Information supplied start

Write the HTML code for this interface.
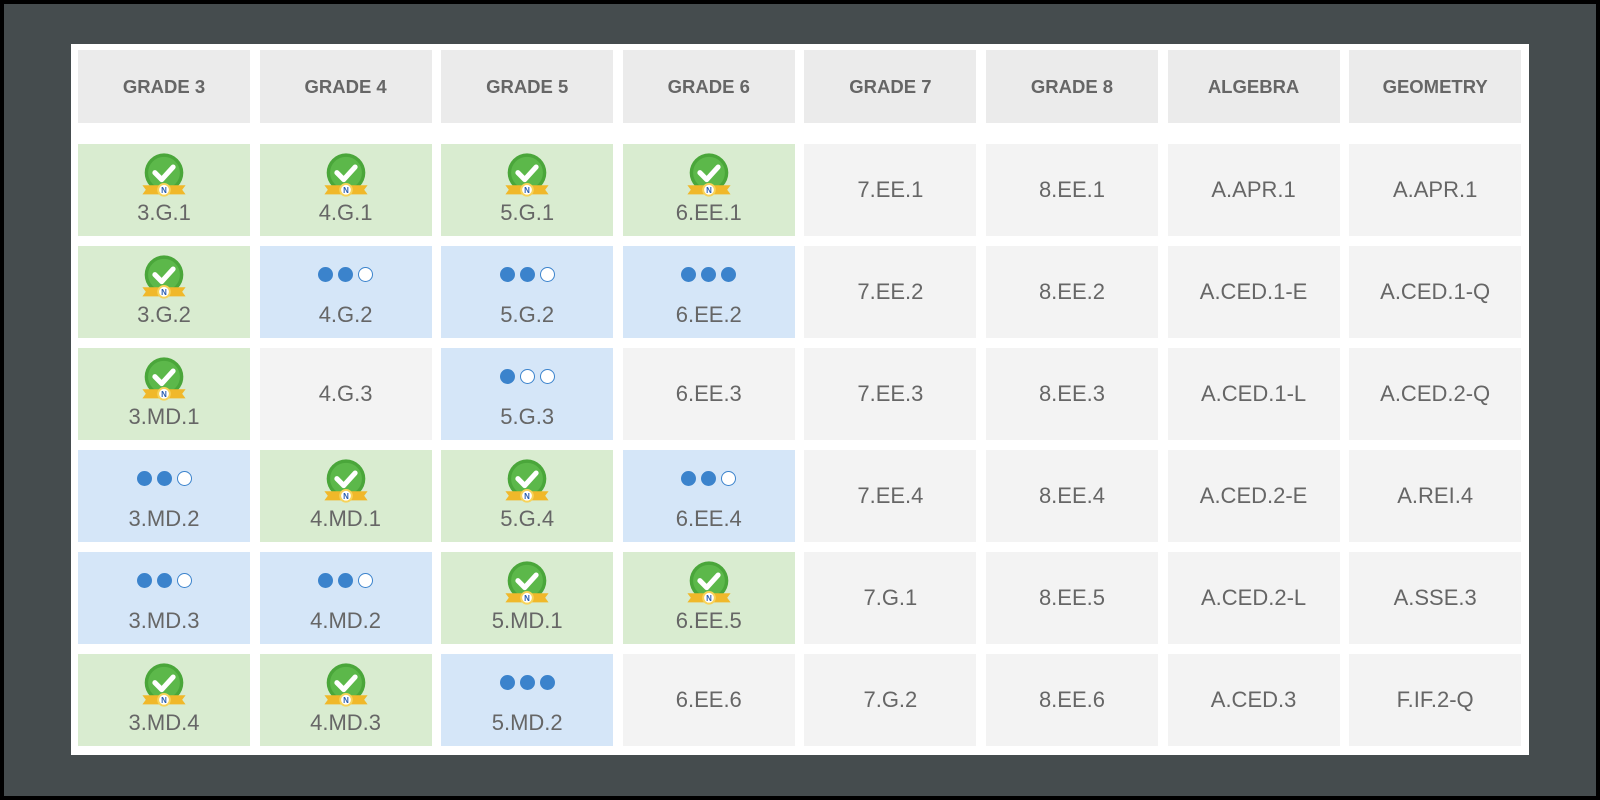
<!DOCTYPE html>
<html><head><meta charset="utf-8"><style>
*{margin:0;padding:0;box-sizing:border-box}
body{width:1600px;height:800px;background:#000;position:relative;overflow:hidden;font-family:"Liberation Sans",Arial,sans-serif}
.bg{position:absolute;left:4px;top:4px;width:1592px;height:792px;background:#454c4e}
.panel{position:absolute;left:71px;top:44px;width:1458px;height:711px;background:#fff}
.grid{position:absolute;left:78px;top:50px;display:grid;grid-template-columns:repeat(8,172px);column-gap:9.6px;grid-template-rows:84px 92px 92px 92px 92px 92px 92px;row-gap:10px}
.grid .h{background:#ebebeb;color:#666;font-weight:bold;font-size:18.5px;display:flex;align-items:center;justify-content:center;height:73px;align-self:start}
.c{position:relative;color:#666;font-size:22px;display:flex;align-items:center;justify-content:center}
.g{background:#d9ecd0}.b{background:#d5e6f8}.p{background:#f3f3f3}
.c .t{position:absolute;left:0;right:0;top:57px;text-align:center;line-height:24px}
.c .ic{position:absolute;left:0;right:0;top:7px;display:flex;justify-content:center}
.dots{position:absolute;left:0;right:0;top:21px;display:flex;justify-content:center;gap:5px}
.d{width:15px;height:15px;border-radius:50%;background:#3b83cc}
.o{width:15px;height:15px;border-radius:50%;border:1.5px solid #3b83cc;background:#fff}
</style></head><body>
<div class="bg"></div><div class="panel"></div>
<svg width="0" height="0" style="position:absolute"><defs>
<g id="bd">
<circle cx="22" cy="19" r="17" fill="#4aa63a"/>
<circle cx="22" cy="19" r="14" fill="#5cb84a"/>
<path d="M14 19 l6 6 l10 -11" stroke="#fff" stroke-width="4.5" fill="none" stroke-linecap="round" stroke-linejoin="round"/>
<path d="M3 30 h38 l-3 4 l3 4 h-38 l3 -4z" fill="#f0b82a"/>
<circle cx="22" cy="34" r="6" fill="#f7d35a"/>
<circle cx="22" cy="34" r="4.3" fill="#fff"/>
<text x="22" y="37" font-size="7" font-weight="bold" text-anchor="middle" fill="#2a5db0" font-family="Liberation Sans">N</text>
</g></defs></svg>
<div class="grid">
<div class="h">GRADE 3</div><div class="h">GRADE 4</div><div class="h">GRADE 5</div><div class="h">GRADE 6</div><div class="h">GRADE 7</div><div class="h">GRADE 8</div><div class="h">ALGEBRA</div><div class="h">GEOMETRY</div>

<div class="c g"><div class="ic"><svg width="50" height="48" viewBox="0 0 44 42"><use href="#bd"/></svg></div><div class="t">3.G.1</div></div>
<div class="c g"><div class="ic"><svg width="50" height="48" viewBox="0 0 44 42"><use href="#bd"/></svg></div><div class="t">4.G.1</div></div>
<div class="c g"><div class="ic"><svg width="50" height="48" viewBox="0 0 44 42"><use href="#bd"/></svg></div><div class="t">5.G.1</div></div>
<div class="c g"><div class="ic"><svg width="50" height="48" viewBox="0 0 44 42"><use href="#bd"/></svg></div><div class="t">6.EE.1</div></div>
<div class="c p">7.EE.1</div><div class="c p">8.EE.1</div><div class="c p">A.APR.1</div><div class="c p">A.APR.1</div>

<div class="c g"><div class="ic"><svg width="50" height="48" viewBox="0 0 44 42"><use href="#bd"/></svg></div><div class="t">3.G.2</div></div>
<div class="c b"><div class="dots"><i class="d"></i><i class="d"></i><i class="o"></i></div><div class="t">4.G.2</div></div>
<div class="c b"><div class="dots"><i class="d"></i><i class="d"></i><i class="o"></i></div><div class="t">5.G.2</div></div>
<div class="c b"><div class="dots"><i class="d"></i><i class="d"></i><i class="d"></i></div><div class="t">6.EE.2</div></div>
<div class="c p">7.EE.2</div><div class="c p">8.EE.2</div><div class="c p">A.CED.1-E</div><div class="c p">A.CED.1-Q</div>

<div class="c g"><div class="ic"><svg width="50" height="48" viewBox="0 0 44 42"><use href="#bd"/></svg></div><div class="t">3.MD.1</div></div>
<div class="c p">4.G.3</div>
<div class="c b"><div class="dots"><i class="d"></i><i class="o"></i><i class="o"></i></div><div class="t">5.G.3</div></div>
<div class="c p">6.EE.3</div>
<div class="c p">7.EE.3</div><div class="c p">8.EE.3</div><div class="c p">A.CED.1-L</div><div class="c p">A.CED.2-Q</div>

<div class="c b"><div class="dots"><i class="d"></i><i class="d"></i><i class="o"></i></div><div class="t">3.MD.2</div></div>
<div class="c g"><div class="ic"><svg width="50" height="48" viewBox="0 0 44 42"><use href="#bd"/></svg></div><div class="t">4.MD.1</div></div>
<div class="c g"><div class="ic"><svg width="50" height="48" viewBox="0 0 44 42"><use href="#bd"/></svg></div><div class="t">5.G.4</div></div>
<div class="c b"><div class="dots"><i class="d"></i><i class="d"></i><i class="o"></i></div><div class="t">6.EE.4</div></div>
<div class="c p">7.EE.4</div><div class="c p">8.EE.4</div><div class="c p">A.CED.2-E</div><div class="c p">A.REI.4</div>

<div class="c b"><div class="dots"><i class="d"></i><i class="d"></i><i class="o"></i></div><div class="t">3.MD.3</div></div>
<div class="c b"><div class="dots"><i class="d"></i><i class="d"></i><i class="o"></i></div><div class="t">4.MD.2</div></div>
<div class="c g"><div class="ic"><svg width="50" height="48" viewBox="0 0 44 42"><use href="#bd"/></svg></div><div class="t">5.MD.1</div></div>
<div class="c g"><div class="ic"><svg width="50" height="48" viewBox="0 0 44 42"><use href="#bd"/></svg></div><div class="t">6.EE.5</div></div>
<div class="c p">7.G.1</div><div class="c p">8.EE.5</div><div class="c p">A.CED.2-L</div><div class="c p">A.SSE.3</div>

<div class="c g"><div class="ic"><svg width="50" height="48" viewBox="0 0 44 42"><use href="#bd"/></svg></div><div class="t">3.MD.4</div></div>
<div class="c g"><div class="ic"><svg width="50" height="48" viewBox="0 0 44 42"><use href="#bd"/></svg></div><div class="t">4.MD.3</div></div>
<div class="c b"><div class="dots"><i class="d"></i><i class="d"></i><i class="d"></i></div><div class="t">5.MD.2</div></div>
<div class="c p">6.EE.6</div>
<div class="c p">7.G.2</div><div class="c p">8.EE.6</div><div class="c p">A.CED.3</div><div class="c p">F.IF.2-Q</div>
</div>
</body></html>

Information supplied end

**Exercise directions**. Please set down each line of the data above exactly as written, without the pictures.

**Expected output**.
Write the HTML code for this interface.
<!DOCTYPE html>
<html><head><meta charset="utf-8"><style>
*{margin:0;padding:0;box-sizing:border-box}
body{width:1600px;height:800px;background:#000;position:relative;overflow:hidden;font-family:"Liberation Sans",Arial,sans-serif}
.bg{position:absolute;left:4px;top:4px;width:1592px;height:792px;background:#454c4e}
.panel{position:absolute;left:71px;top:44px;width:1458px;height:711px;background:#fff}
.grid{position:absolute;left:78px;top:50px;display:grid;grid-template-columns:repeat(8,172px);column-gap:9.6px;grid-template-rows:84px 92px 92px 92px 92px 92px 92px;row-gap:10px}
.grid .h{background:#ebebeb;color:#666;font-weight:bold;font-size:18.5px;display:flex;align-items:center;justify-content:center;height:73px;align-self:start}
.c{position:relative;color:#666;font-size:22px;display:flex;align-items:center;justify-content:center}
.g{background:#d9ecd0}.b{background:#d5e6f8}.p{background:#f3f3f3}
.c .t{position:absolute;left:0;right:0;top:57px;text-align:center;line-height:24px}
.c .ic{position:absolute;left:0;right:0;top:7px;display:flex;justify-content:center}
.dots{position:absolute;left:0;right:0;top:21px;display:flex;justify-content:center;gap:5px}
.d{width:15px;height:15px;border-radius:50%;background:#3b83cc}
.o{width:15px;height:15px;border-radius:50%;border:1.5px solid #3b83cc;background:#fff}
</style></head><body>
<div class="bg"></div><div class="panel"></div>
<svg width="0" height="0" style="position:absolute"><defs>
<g id="bd">
<circle cx="22" cy="19" r="17" fill="#4aa63a"/>
<circle cx="22" cy="19" r="14" fill="#5cb84a"/>
<path d="M14 19 l6 6 l10 -11" stroke="#fff" stroke-width="4.5" fill="none" stroke-linecap="round" stroke-linejoin="round"/>
<path d="M3 30 h38 l-3 4 l3 4 h-38 l3 -4z" fill="#f0b82a"/>
<circle cx="22" cy="34" r="6" fill="#f7d35a"/>
<circle cx="22" cy="34" r="4.3" fill="#fff"/>
<text x="22" y="37" font-size="7" font-weight="bold" text-anchor="middle" fill="#2a5db0" font-family="Liberation Sans">N</text>
</g></defs></svg>
<div class="grid">
<div class="h">GRADE 3</div><div class="h">GRADE 4</div><div class="h">GRADE 5</div><div class="h">GRADE 6</div><div class="h">GRADE 7</div><div class="h">GRADE 8</div><div class="h">ALGEBRA</div><div class="h">GEOMETRY</div>

<div class="c g"><div class="ic"><svg width="50" height="48" viewBox="0 0 44 42"><use href="#bd"/></svg></div><div class="t">3.G.1</div></div>
<div class="c g"><div class="ic"><svg width="50" height="48" viewBox="0 0 44 42"><use href="#bd"/></svg></div><div class="t">4.G.1</div></div>
<div class="c g"><div class="ic"><svg width="50" height="48" viewBox="0 0 44 42"><use href="#bd"/></svg></div><div class="t">5.G.1</div></div>
<div class="c g"><div class="ic"><svg width="50" height="48" viewBox="0 0 44 42"><use href="#bd"/></svg></div><div class="t">6.EE.1</div></div>
<div class="c p">7.EE.1</div><div class="c p">8.EE.1</div><div class="c p">A.APR.1</div><div class="c p">A.APR.1</div>

<div class="c g"><div class="ic"><svg width="50" height="48" viewBox="0 0 44 42"><use href="#bd"/></svg></div><div class="t">3.G.2</div></div>
<div class="c b"><div class="dots"><i class="d"></i><i class="d"></i><i class="o"></i></div><div class="t">4.G.2</div></div>
<div class="c b"><div class="dots"><i class="d"></i><i class="d"></i><i class="o"></i></div><div class="t">5.G.2</div></div>
<div class="c b"><div class="dots"><i class="d"></i><i class="d"></i><i class="d"></i></div><div class="t">6.EE.2</div></div>
<div class="c p">7.EE.2</div><div class="c p">8.EE.2</div><div class="c p">A.CED.1-E</div><div class="c p">A.CED.1-Q</div>

<div class="c g"><div class="ic"><svg width="50" height="48" viewBox="0 0 44 42"><use href="#bd"/></svg></div><div class="t">3.MD.1</div></div>
<div class="c p">4.G.3</div>
<div class="c b"><div class="dots"><i class="d"></i><i class="o"></i><i class="o"></i></div><div class="t">5.G.3</div></div>
<div class="c p">6.EE.3</div>
<div class="c p">7.EE.3</div><div class="c p">8.EE.3</div><div class="c p">A.CED.1-L</div><div class="c p">A.CED.2-Q</div>

<div class="c b"><div class="dots"><i class="d"></i><i class="d"></i><i class="o"></i></div><div class="t">3.MD.2</div></div>
<div class="c g"><div class="ic"><svg width="50" height="48" viewBox="0 0 44 42"><use href="#bd"/></svg></div><div class="t">4.MD.1</div></div>
<div class="c g"><div class="ic"><svg width="50" height="48" viewBox="0 0 44 42"><use href="#bd"/></svg></div><div class="t">5.G.4</div></div>
<div class="c b"><div class="dots"><i class="d"></i><i class="d"></i><i class="o"></i></div><div class="t">6.EE.4</div></div>
<div class="c p">7.EE.4</div><div class="c p">8.EE.4</div><div class="c p">A.CED.2-E</div><div class="c p">A.REI.4</div>

<div class="c b"><div class="dots"><i class="d"></i><i class="d"></i><i class="o"></i></div><div class="t">3.MD.3</div></div>
<div class="c b"><div class="dots"><i class="d"></i><i class="d"></i><i class="o"></i></div><div class="t">4.MD.2</div></div>
<div class="c g"><div class="ic"><svg width="50" height="48" viewBox="0 0 44 42"><use href="#bd"/></svg></div><div class="t">5.MD.1</div></div>
<div class="c g"><div class="ic"><svg width="50" height="48" viewBox="0 0 44 42"><use href="#bd"/></svg></div><div class="t">6.EE.5</div></div>
<div class="c p">7.G.1</div><div class="c p">8.EE.5</div><div class="c p">A.CED.2-L</div><div class="c p">A.SSE.3</div>

<div class="c g"><div class="ic"><svg width="50" height="48" viewBox="0 0 44 42"><use href="#bd"/></svg></div><div class="t">3.MD.4</div></div>
<div class="c g"><div class="ic"><svg width="50" height="48" viewBox="0 0 44 42"><use href="#bd"/></svg></div><div class="t">4.MD.3</div></div>
<div class="c b"><div class="dots"><i class="d"></i><i class="d"></i><i class="d"></i></div><div class="t">5.MD.2</div></div>
<div class="c p">6.EE.6</div>
<div class="c p">7.G.2</div><div class="c p">8.EE.6</div><div class="c p">A.CED.3</div><div class="c p">F.IF.2-Q</div>
</div>
</body></html>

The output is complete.